At that Rachel suddenly rose from her chair and took a turn about the room. Actually it was more of a stalk. When she finally ground to a halt, it was to cross-examine Carl, "How is it then that all of your elaborate plans managed to be foiled by Jeanne Ewing? Why weren't you prepared for this or any other potential complication?"

"Not every contingency can be planned for," he defended.

"Would you have accepted that excuse from anyone unfortunate enough to have worked for you so many years ago? Or even now?"

Carl's eyes went hard. "This is a delicate situation.

"Yes, and your soft touch only resulted in it escalating."

"My soft touch, as you so put it," Carl over-articulated — which, for him, was really saying something. "Is solely and utterly a consequence of your constant warnings to, as we tell children on the playground: Play nicely."

"So now it's my fault?" Rachel thundered. "I trusted you to protect us! What happened to the Carl Hutchins who knew how to stay several steps ahead of his enemies? Who intuited when to play with his food and when to strike hard and fast? Your insistence on getting revenge against Donna put us all at risk. Had you gone after these people directly, they wouldn't have had the opportunity to scurry underground."
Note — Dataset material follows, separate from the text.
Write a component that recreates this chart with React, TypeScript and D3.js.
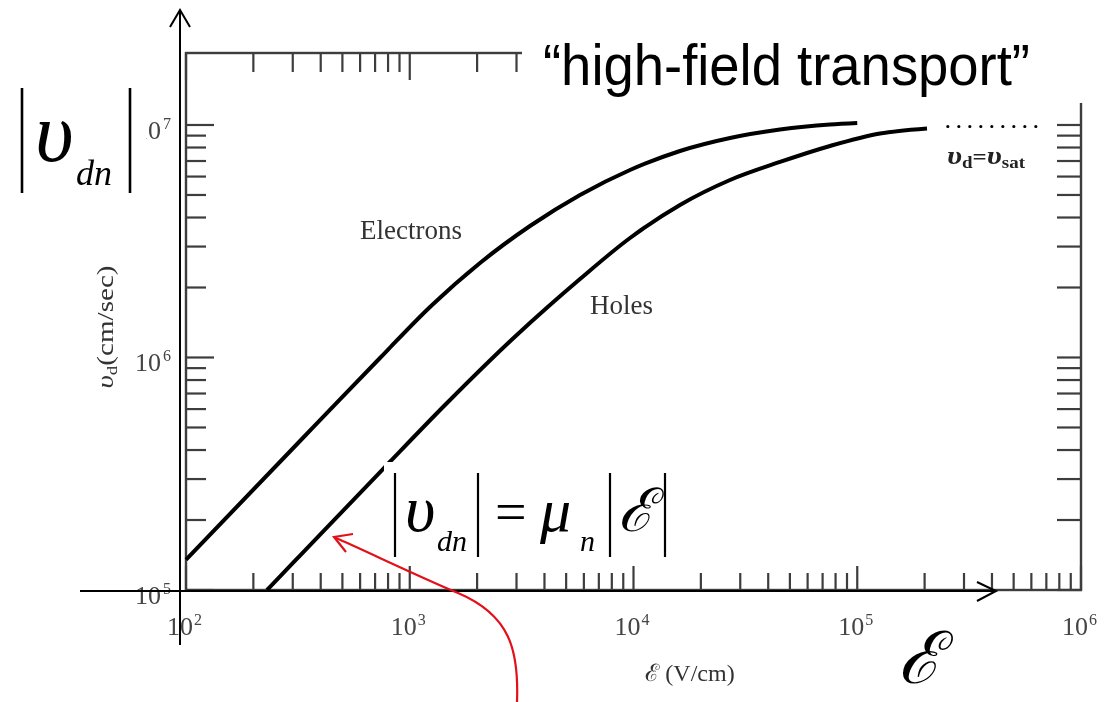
import React from "react";
import * as d3 from "d3";

// Drift velocity vs. electric field in silicon (log-log)
const electronField = [100, 323.2, 487.9, 736.2, 1231.9, 2060.6, 3446, 5767, 9647, 16134, 27004, 45150, 75540, 1.0e5];
const electronVelocity = [1.35e5, 4.374e5, 6.61e5, 9.95e5, 1.649e6, 2.55e6, 3.677e6, 5.0e6, 6.405e6, 7.73e6, 8.793e6, 9.564e6, 1.005e7, 1.02e7];
const holeField = [230.1, 323.2, 759.3, 1467, 2894, 5767, 9647, 16134, 27004, 45150, 75540, 1.264e5, 2.05e5];
const holeVelocity = [1.0e5, 1.407e5, 3.314e5, 6.373e5, 1.207e6, 2.176e6, 3.266e6, 4.529e6, 5.799e6, 6.933e6, 8.123e6, 9.192e6, 9.659e6];
const saturationVelocity = 9.85e6;
const saturationField = [2.54e5, 6.45e5];
const fieldDecades = [2, 3, 4, 5, 6];
const velocityDecades = [5, 6, 7];

const W = 1119;
const H = 702;

const x = d3.scaleLog().domain([1e2, 1e6]).range([186, 1081]);
const y = d3.scaleLog().domain([1e5, 2.04e7]).range([590, 53]);

type Pt = { e: number; v: number };
const line = d3
  .line<Pt>()
  .x((d) => x(d.e))
  .y((d) => y(d.v))
  .curve(d3.curveMonotoneX);

const electrons: Pt[] = electronField.map((e, i) => ({ e, v: electronVelocity[i] }));
const holes: Pt[] = holeField.map((e, i) => ({ e, v: holeVelocity[i] }));

// minor/major log ticks
const fieldTicks: { v: number; major: boolean }[] = [];
fieldDecades.forEach((d) => {
  for (let m = 1; m <= 9; m++) {
    if (d === 6 && m > 1) break;
    fieldTicks.push({ v: m * Math.pow(10, d), major: m === 1 });
  }
});
const velocityTicks: { v: number; major: boolean }[] = [];
velocityDecades.forEach((d) => {
  for (let m = 1; m <= 9; m++) {
    if (d === 7 && m > 1) break;
    velocityTicks.push({ v: m * Math.pow(10, d), major: m === 1 });
  }
});

const serif = "'Liberation Serif', 'Times New Roman', serif";
const scanInk = "#3c3c3c";

export default function App() {
  const x0 = x.range()[0];
  const x1 = x.range()[1];
  const yb = y.range()[0];
  const yt = y.range()[1];

  return (
    <svg
      width={W}
      height={H}
      viewBox={`0 0 ${W} ${H}`}
      style={{ position: "absolute", left: 0, top: 0, background: "#fff" }}
    >
      <defs>
        <filter id="soft" x="-5%" y="-5%" width="110%" height="110%">
          <feGaussianBlur stdDeviation="0.6" />
        </filter>
      </defs>
      <rect width={W} height={H} fill="#fff" />

      {/* plot frame, ticks, curves and labels */}
      <g filter="url(#soft)">
        <rect x={x0} y={yt} width={x1 - x0} height={yb - yt} fill="none" stroke={scanInk} strokeWidth={2.4} />
        {fieldTicks.map((t, i) => (
          <g key={"fx" + i} stroke={scanInk} strokeWidth={2.2}>
            <line x1={x(t.v)} x2={x(t.v)} y1={yb} y2={yb - (t.major ? 24 : 17)} />
            <line x1={x(t.v)} x2={x(t.v)} y1={yt} y2={yt + (t.major ? 27 : 19)} />
          </g>
        ))}
        {velocityTicks.map((t, i) => (
          <g key={"vy" + i} stroke={scanInk} strokeWidth={2.2}>
            <line x1={x0} x2={x0 + (t.major ? 28 : 20)} y1={y(t.v)} y2={y(t.v)} />
            <line x1={x1} x2={x1 - 24} y1={y(t.v)} y2={y(t.v)} />
          </g>
        ))}

        <path d={line(electrons) ?? ""} fill="none" stroke="#000" strokeWidth={4} />
        <path d={line(holes) ?? ""} fill="none" stroke="#000" strokeWidth={4} />

        <line
          x1={x(saturationField[0])}
          x2={x(saturationField[1])}
          y1={y(saturationVelocity)}
          y2={y(saturationVelocity)}
          stroke="#000"
          strokeWidth={3.2}
          strokeLinecap="round"
          strokeDasharray="0 11"
        />
        <text
          x={947}
          y={164}
          fontFamily={serif}
          fill="#222"
          fontSize={26}
          fontWeight="bold"
          textLength={78}
          lengthAdjust="spacingAndGlyphs"
        >
          <tspan fontStyle="italic">υ</tspan>
          <tspan fontSize={16} dy={4}>d</tspan>
          <tspan fontSize={21} dy={-4}>=</tspan>
          <tspan fontStyle="italic">υ</tspan>
          <tspan fontSize={16} dy={4}>sat</tspan>
        </text>

        {fieldDecades.map((d) => (
          <text key={"xl" + d} x={x(Math.pow(10, d)) - 19} y={635} fontFamily={serif} fontSize={26} fill="#444">
            10<tspan fontSize={16} dx={1} dy={-10}>{d}</tspan>
          </text>
        ))}
        {velocityDecades.map((d) => (
          <text key={"yl" + d} x={135} y={y(Math.pow(10, d)) + 14} fontFamily={serif} fontSize={26} fill="#444">
            10<tspan fontSize={16} dx={2} dy={-10}>{d}</tspan>
          </text>
        ))}

        <text x={360} y={239} fontFamily={serif} fontSize={27} fill="#333">
          Electrons
        </text>
        <text x={590} y={314} fontFamily={serif} fontSize={27} fill="#333">
          Holes
        </text>

        <text
          transform="translate(113,327) rotate(-90)"
          textAnchor="middle"
          fontFamily={serif}
          fontSize={23}
          fill="#333"
          textLength={123}
          lengthAdjust="spacingAndGlyphs"
        >
          <tspan fontStyle="italic">υ</tspan>
          <tspan fontSize={15} dy={4}>d</tspan>
          <tspan dy={-4}>(cm/sec)</tspan>
        </text>
        <text x={690} y={681} textAnchor="middle" fontFamily={serif} fontSize={24} fill="#333">
          ℰ (V/cm)
        </text>
      </g>

      {/* white panels behind the annotations */}
      <rect x={522} y={0} width={W - 522} height={103} fill="#fff" />
      <rect x={0} y={60} width={146} height={145} fill="#fff" />
      <rect x={384} y={462} width={286} height={104} fill="#fff" />

      {/* coordinate arrows */}
      <g stroke="#000" strokeWidth={2} fill="none">
        <path d="M180,645 L180,10" />
        <path d="M170,27 L180,10 L190,27" />
        <path d="M80,591 L996,591" />
        <path d="M977,582 L996,591 L977,601" />
      </g>

      <text
        x={543}
        y={85}
        fontFamily="'Liberation Sans', Arial, sans-serif"
        fontSize={57}
        fill="#000"
        textLength={487}
        lengthAdjust="spacingAndGlyphs"
      >
        “high-field transport”
      </text>

      {/* |v_dn| */}
      <g stroke="#000" strokeWidth={2.6}>
        <line x1={22} x2={22} y1={88} y2={193} />
        <line x1={130} x2={130} y1={88} y2={193} />
      </g>
      <text x={35} y={161} fontFamily={serif} fontStyle="italic" fontSize={84} fill="#000">
        υ
      </text>
      <text x={76} y={185} fontFamily={serif} fontStyle="italic" fontSize={36} fill="#000">
        dn
      </text>

      {/* |v_dn| = mu_n |E| */}
      <g stroke="#000" strokeWidth={2.2}>
        <line x1={395} x2={395} y1={473} y2={557} />
        <line x1={478} x2={478} y1={473} y2={557} />
        <line x1={610} x2={610} y1={473} y2={557} />
        <line x1={665} x2={665} y1={473} y2={557} />
      </g>
      <text x={405} y={531} fontFamily={serif} fontStyle="italic" fontSize={66} fill="#000">
        υ
      </text>
      <text x={437} y={551} fontFamily={serif} fontStyle="italic" fontSize={30} fill="#000">
        dn
      </text>
      <text x={495} y={531} fontFamily={serif} fontSize={56} fill="#000">
        =
      </text>
      <text x={540} y={531} fontFamily={serif} fontStyle="italic" fontSize={62} fill="#000">
        μ
      </text>
      <text x={580} y={551} fontFamily={serif} fontStyle="italic" fontSize={30} fill="#000">
        n
      </text>
      <text x={618} y={531} fontFamily="'DejaVu Serif', serif" fontStyle="italic" fontSize={60} fill="#000">
        ℰ
      </text>

      {/* field symbol by the horizontal arrow */}
      <text x={898} y={683} fontFamily="'DejaVu Serif', serif" fontStyle="italic" fontSize={72} fill="#000">
        ℰ
      </text>

      {/* red pointer to the linear region */}
      <g stroke="#e3101a" strokeWidth={2.2} fill="none">
        <path d="M517,702 C519,650 510,615 458,593 C420,577 370,553 334,537" />
        <path d="M353,534 L334,537 L346,552" />
      </g>
    </svg>
  );
}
"Rachel, I do love you," her husband said with great care. "But I will not be spoken to in this manner!"

"I'm not you, Carl. When my children's lives are at stake flowery language and courtly manners are the first things to fly out the window. Followed by patience. Jeanne Ewing or no Jeanne Ewing, I need you to settle this now."

"Are you aware of what you're asking of me?"

"I am."

"You are not." He challenged. "The situation has changed. For me to do as you ask — nay, demand — will require marshalling all of my resources and skills. Skills and resources that you once — equally as forcefully — ordered me to place under lock and key, never to be invoked again."

"Are you threatening me?"

"I am leveling with you, my dear. You cannot have it both ways. Not anymore. I cannot remain the husband and father you require me to be while simultaneously being the man you believe our current troubles call for. It is empirically impossible. You may have the Carl Hutchins of old back, with all the grief — and handiness that brings with it, or you may keep the Carl Hutchins you fell in love with — the man you have no qualms about sharing a bed and a family and a life with. The choice, Rachel, is yours."